ウェブサイトのリニューアルにあたり、削除されてしまっていたバロックとモダンバイオリンの違いについて、大分前に書いたものになりますが、少し手を加えてここに掲載します。 見た目からいくと、バロック奏者は基本的に顎あてを使いません(使う人もいますが、遠慮がちに小さめのものだったりします)。弦は、E線からG線までガット弦の場合もあれいば、E線とA線はオープンガット弦(外側に銀線を巻いていないガット弦です)で、G線はモダンでも使われている、外側を銀線でカバーしたガット弦、D線はどちらもありですが、銀線を数本巻き込んだオープンガット弦を使う人もいます。ガット弦とは、基本羊の腸を撚って作ったもので、だいたい黄色っぽい外見になります。 ずっと文章だとわかりにくいので箇条書きにします。バロック楽器はモダンに比べると、 1、駒が低めで、カーブも緩やか。 2、ネックが楽器の胴体に対して水平に取り付けられている。(モダンは弦の張力を上げるためちょっと斜めになっています)これに伴って、指板が弦の上昇に合わせるように取り付けられています。 3、魂柱(楽器の中に立っている小さな柱のようなもの。実は弦の張力を楽器の中から支えている)が少し細い。 4、バス・バーと呼ばれる、楽器の表板の裏側についている棒状のもの(上手く説明できませんが・・・)が細く、短い。 5、これは楽器の注文主によって違いますが、指板が短い。 という違いがあります。とはいえ、楽器の基本構造は、400年来全く変わっていません。 相方の弓ですが、これは時代によっていろいろな型があり、人にもよりますが、プロは基本的に3種類くらい取り揃えています。

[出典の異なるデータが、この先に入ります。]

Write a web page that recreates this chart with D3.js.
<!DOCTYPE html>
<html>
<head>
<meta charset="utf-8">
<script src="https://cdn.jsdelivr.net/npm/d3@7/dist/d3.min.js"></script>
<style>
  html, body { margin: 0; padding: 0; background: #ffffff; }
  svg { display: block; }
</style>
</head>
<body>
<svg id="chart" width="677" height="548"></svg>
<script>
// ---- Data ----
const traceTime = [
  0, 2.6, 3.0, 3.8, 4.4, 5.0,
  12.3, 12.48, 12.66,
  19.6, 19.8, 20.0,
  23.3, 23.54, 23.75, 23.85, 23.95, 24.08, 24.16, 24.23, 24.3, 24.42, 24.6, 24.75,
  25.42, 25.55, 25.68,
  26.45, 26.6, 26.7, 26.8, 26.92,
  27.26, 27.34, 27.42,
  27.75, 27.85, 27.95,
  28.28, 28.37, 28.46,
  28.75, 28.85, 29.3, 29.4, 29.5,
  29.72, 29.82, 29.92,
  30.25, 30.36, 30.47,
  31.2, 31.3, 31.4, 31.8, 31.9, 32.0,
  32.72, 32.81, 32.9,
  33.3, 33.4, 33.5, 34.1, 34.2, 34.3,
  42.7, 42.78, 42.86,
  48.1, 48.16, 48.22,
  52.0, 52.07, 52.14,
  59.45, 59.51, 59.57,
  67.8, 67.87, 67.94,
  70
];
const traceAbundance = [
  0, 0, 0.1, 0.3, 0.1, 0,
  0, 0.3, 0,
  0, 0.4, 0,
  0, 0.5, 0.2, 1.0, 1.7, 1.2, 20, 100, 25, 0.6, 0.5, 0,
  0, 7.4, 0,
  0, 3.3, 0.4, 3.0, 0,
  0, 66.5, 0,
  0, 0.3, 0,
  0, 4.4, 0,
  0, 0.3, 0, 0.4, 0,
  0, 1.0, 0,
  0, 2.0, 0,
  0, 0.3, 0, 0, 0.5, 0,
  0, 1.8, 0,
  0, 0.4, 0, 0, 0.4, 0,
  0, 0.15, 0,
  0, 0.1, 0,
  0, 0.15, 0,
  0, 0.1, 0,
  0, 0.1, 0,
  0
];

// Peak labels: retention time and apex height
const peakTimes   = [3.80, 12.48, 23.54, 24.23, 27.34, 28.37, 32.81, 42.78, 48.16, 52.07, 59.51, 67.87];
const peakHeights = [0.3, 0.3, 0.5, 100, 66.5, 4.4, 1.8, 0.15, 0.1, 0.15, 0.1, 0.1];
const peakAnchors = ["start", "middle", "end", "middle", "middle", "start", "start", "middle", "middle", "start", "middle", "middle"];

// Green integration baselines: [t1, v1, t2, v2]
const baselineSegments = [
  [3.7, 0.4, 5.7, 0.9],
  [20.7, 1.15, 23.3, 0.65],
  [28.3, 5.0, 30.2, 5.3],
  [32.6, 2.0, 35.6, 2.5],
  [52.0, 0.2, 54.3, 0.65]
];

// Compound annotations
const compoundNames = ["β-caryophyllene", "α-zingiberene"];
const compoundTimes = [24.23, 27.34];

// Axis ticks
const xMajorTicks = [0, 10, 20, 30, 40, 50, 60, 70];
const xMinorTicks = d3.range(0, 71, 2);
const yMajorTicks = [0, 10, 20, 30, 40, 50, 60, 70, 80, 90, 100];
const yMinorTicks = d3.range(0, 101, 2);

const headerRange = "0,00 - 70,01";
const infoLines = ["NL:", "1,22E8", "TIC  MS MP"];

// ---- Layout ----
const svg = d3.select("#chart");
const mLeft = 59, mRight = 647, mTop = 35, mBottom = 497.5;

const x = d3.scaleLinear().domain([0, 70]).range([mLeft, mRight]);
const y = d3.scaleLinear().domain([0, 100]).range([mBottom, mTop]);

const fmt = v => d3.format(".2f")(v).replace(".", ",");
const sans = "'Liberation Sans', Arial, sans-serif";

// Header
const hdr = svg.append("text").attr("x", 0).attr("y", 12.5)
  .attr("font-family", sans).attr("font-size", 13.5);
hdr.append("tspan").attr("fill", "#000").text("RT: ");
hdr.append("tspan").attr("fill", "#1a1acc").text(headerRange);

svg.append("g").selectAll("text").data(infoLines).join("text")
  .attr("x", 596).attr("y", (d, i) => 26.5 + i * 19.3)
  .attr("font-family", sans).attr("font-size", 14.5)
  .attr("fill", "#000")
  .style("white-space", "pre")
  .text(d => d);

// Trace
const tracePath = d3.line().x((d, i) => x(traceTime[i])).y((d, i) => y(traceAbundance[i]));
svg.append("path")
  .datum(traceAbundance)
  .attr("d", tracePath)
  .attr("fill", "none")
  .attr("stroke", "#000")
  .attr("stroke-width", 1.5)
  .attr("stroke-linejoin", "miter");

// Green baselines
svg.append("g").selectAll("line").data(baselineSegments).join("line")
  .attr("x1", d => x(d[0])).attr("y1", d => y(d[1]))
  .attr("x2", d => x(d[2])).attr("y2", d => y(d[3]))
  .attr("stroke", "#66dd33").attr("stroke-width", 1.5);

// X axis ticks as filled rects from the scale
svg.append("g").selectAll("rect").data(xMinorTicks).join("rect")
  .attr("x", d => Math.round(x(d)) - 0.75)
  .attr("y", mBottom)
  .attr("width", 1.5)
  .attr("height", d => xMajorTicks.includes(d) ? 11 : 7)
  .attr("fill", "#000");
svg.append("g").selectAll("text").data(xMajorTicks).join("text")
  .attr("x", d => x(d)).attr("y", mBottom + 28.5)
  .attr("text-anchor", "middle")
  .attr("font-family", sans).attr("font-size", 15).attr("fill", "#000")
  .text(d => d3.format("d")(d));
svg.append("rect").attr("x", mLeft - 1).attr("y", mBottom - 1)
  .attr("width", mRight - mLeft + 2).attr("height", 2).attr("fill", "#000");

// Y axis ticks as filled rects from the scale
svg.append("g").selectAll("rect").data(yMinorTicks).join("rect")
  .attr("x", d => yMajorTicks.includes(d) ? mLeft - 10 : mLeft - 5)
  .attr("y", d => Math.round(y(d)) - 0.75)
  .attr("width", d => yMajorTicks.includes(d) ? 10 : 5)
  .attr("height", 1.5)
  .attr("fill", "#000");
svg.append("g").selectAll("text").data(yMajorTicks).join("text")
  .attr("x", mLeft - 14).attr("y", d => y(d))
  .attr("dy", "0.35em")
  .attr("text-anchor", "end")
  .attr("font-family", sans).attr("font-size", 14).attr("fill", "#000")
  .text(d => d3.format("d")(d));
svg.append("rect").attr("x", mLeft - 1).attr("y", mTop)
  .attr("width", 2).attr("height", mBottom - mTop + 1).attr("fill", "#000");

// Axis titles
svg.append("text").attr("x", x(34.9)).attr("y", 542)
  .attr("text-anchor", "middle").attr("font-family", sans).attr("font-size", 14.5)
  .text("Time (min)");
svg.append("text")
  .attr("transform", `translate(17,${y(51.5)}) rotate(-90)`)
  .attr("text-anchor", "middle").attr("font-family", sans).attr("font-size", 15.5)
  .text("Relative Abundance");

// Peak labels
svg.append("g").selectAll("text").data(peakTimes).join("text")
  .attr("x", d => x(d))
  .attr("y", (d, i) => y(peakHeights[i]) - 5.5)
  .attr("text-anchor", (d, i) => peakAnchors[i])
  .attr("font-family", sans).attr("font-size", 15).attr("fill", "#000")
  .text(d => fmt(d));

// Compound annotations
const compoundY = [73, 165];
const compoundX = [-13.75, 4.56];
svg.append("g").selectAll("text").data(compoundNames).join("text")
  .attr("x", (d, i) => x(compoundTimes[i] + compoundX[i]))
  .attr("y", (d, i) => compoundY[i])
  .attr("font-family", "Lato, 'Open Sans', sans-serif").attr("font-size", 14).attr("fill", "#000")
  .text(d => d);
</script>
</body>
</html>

(勿論、もっと大量に持っている人はたくさんいますが) 時代の早いものから、 1、短めの早期バロック用 2、ちょっと長めで、後期バロックソナタ用 3、古典派時代に使われたもの の3つ。1、2、は現代の弓とは逆に、カーブはアーチ型、3は初期では殆どまっすぐのものもありますが、S字型になったりと、モダンに近い形になってきます。 これらの違いが変えるのは、出てくる音量と音質です。(楽器5の指板の長さは、単に昔はあまり高いポジションを使わなかったからですが) バロック楽器は、 1、音量が小さめ 2、高めの倍音が多く聴こえるせいか、線の細い音がする 3、実は、モダン楽器より雑音が多い(バロッックの方が柔らかい音がすると思う人がけっこう多いですが、実はモダン楽器は極力音が滑らかに、そして均一に出るように改造されていて、雑音はとても少ないです。チェンバロの音を想像してみてください。ピアノの方が滑らかですよね。) 3は意外に思うかも知れませんが、バロック時代は一つ一つの音の表情がとても豊かである事が美しい音楽の条件だったようで、均一な音を作る事は当時の美意識に反していたのだと思います。調律の仕方も違った結果、それぞれの調声に違った性格があるのも常識でした。ただ、フレージングが”うた”や“かたり”に近く親しみやすいので、結果柔らかく聴こえるのかも知れません。 以上、ちょっと長くなってしまいましたが、概要です。

バロックヴァイオリニスト?

このウェブサイトを開いて、なぜ名前の下に”Historical Violinist”とあるのか、気になった方はいらっしゃいませんか? 実は、バロックヴァイオリン奏者、というのは少々誤解を招く言い方です。そもそも古楽演奏習慣(この言葉についてはまた別の機会に説明します。)についてのリサーチが始まった時代には、ずばりバロック音楽の演奏習慣についての研究と試みが主だったために、バロック時代に用いられていた楽器、または楽器のコピーを使用して演奏するヴァイオリニストを、バロック ヴァイオリニストと言い始めたのが恐らく始まりでしょう。 ですが、実際には殆どの「バロックヴァイオリニスト」はバロック時代からロマン派まで、各時代にふさわしい楽器を使っての演奏活動を行なっています。バロックヴァイオリニストだからといって、バロック時代の音楽しか演奏しないわけではないのです!より正確な表現にすれば“Historical Violinist”-ヒストリカル ヴァイオリニスト(もしくはPeriod-ピリオドという表現も使われます)になるのですが、この言葉、まだ一般の方には馴染みが薄いと思うので、便宜的に通りの良いバロックヴァイオリニスト、という表現を選びました。 突き詰めていくとなかなか奥が深い古楽の世界ですが、初めは難しいことは考えず、気楽に楽しんでいただけたら幸いです。上記の事情はともあれ、少なくとも私のメインレパートリーはやはりバロック音楽。たった一楽章で演奏時間が20分を上回ることの多いロマン派の音楽と違って、バロック音楽は1曲の演奏時間が短く(物によっては30秒以下から、どんなに長くても13分くらい)、しかも曲のキャラクターがわりとはっきりしています。ある意味、ポピュラーミュージックにより近くわかりやすいと考えると、聞いてみたくなってきませんか?